» INPUT ROWS
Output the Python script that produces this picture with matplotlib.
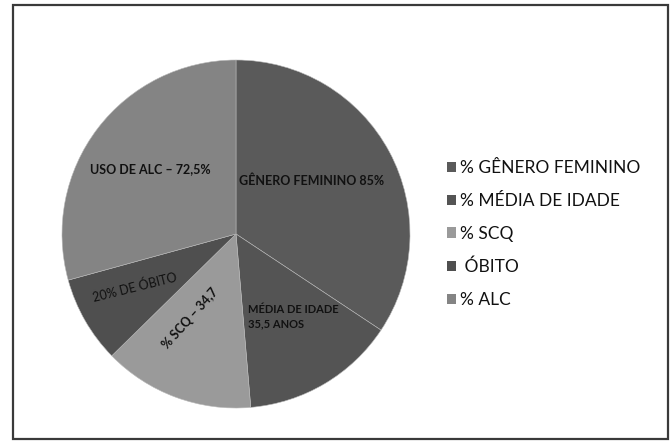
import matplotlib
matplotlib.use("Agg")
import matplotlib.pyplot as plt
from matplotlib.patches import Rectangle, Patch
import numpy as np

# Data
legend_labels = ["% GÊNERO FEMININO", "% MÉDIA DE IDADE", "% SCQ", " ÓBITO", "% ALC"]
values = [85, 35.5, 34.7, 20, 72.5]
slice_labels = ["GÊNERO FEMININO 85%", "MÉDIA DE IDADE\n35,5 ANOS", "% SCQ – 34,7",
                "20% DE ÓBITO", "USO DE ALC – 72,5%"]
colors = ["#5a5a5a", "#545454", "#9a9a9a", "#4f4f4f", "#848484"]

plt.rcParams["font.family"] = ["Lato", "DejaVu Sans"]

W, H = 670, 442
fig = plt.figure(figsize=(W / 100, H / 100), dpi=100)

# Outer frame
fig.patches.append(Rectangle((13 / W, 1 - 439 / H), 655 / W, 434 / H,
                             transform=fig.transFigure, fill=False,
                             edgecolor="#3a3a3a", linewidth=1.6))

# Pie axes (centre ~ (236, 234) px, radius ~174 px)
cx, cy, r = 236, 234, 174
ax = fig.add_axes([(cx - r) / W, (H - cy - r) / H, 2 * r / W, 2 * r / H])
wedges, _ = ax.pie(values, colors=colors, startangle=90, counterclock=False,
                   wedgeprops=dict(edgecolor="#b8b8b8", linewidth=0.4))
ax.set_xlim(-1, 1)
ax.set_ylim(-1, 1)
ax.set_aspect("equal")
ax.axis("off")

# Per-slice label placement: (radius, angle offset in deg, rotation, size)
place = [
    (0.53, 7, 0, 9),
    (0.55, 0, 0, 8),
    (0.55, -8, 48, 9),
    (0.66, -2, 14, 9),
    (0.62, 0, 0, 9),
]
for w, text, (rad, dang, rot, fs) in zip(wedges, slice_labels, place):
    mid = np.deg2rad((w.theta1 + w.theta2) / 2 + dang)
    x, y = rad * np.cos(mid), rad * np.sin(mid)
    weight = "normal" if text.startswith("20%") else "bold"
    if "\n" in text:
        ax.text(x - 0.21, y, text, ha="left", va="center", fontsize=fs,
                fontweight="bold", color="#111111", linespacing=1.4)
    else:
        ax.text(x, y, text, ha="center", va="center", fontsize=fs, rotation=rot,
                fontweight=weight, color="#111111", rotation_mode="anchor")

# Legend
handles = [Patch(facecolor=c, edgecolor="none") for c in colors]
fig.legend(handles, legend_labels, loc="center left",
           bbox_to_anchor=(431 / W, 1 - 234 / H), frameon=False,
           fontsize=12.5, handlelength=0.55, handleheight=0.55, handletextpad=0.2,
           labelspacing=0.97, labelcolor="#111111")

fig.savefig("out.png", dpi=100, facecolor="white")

...

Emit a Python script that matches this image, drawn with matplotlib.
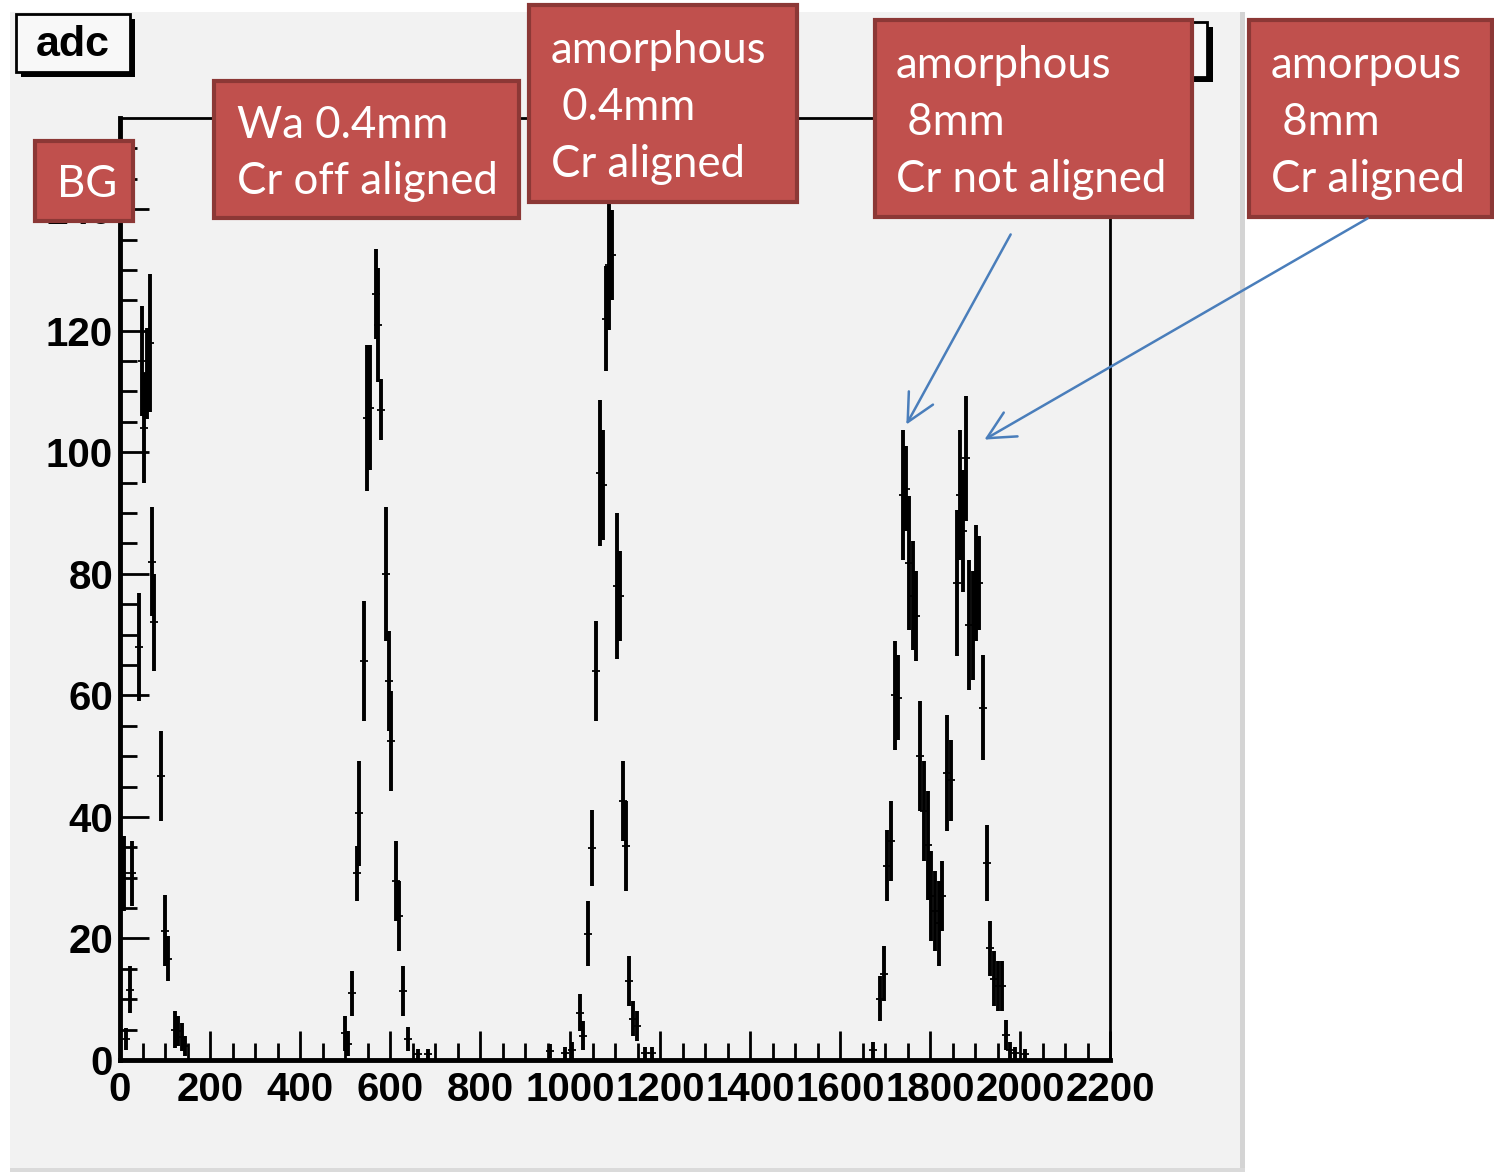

» INSTRUCTIONS FOR THE TASK
Copy out the listing above from the line containing "Output the Python" to the line containing "import numpy as np", both included, exactly as written and minus the images.

» CORRECT RESULT
Output the Python script that produces this picture with matplotlib.
import matplotlib
matplotlib.use("Agg")
import matplotlib.pyplot as plt
from matplotlib.patches import Rectangle, Patch
import numpy as np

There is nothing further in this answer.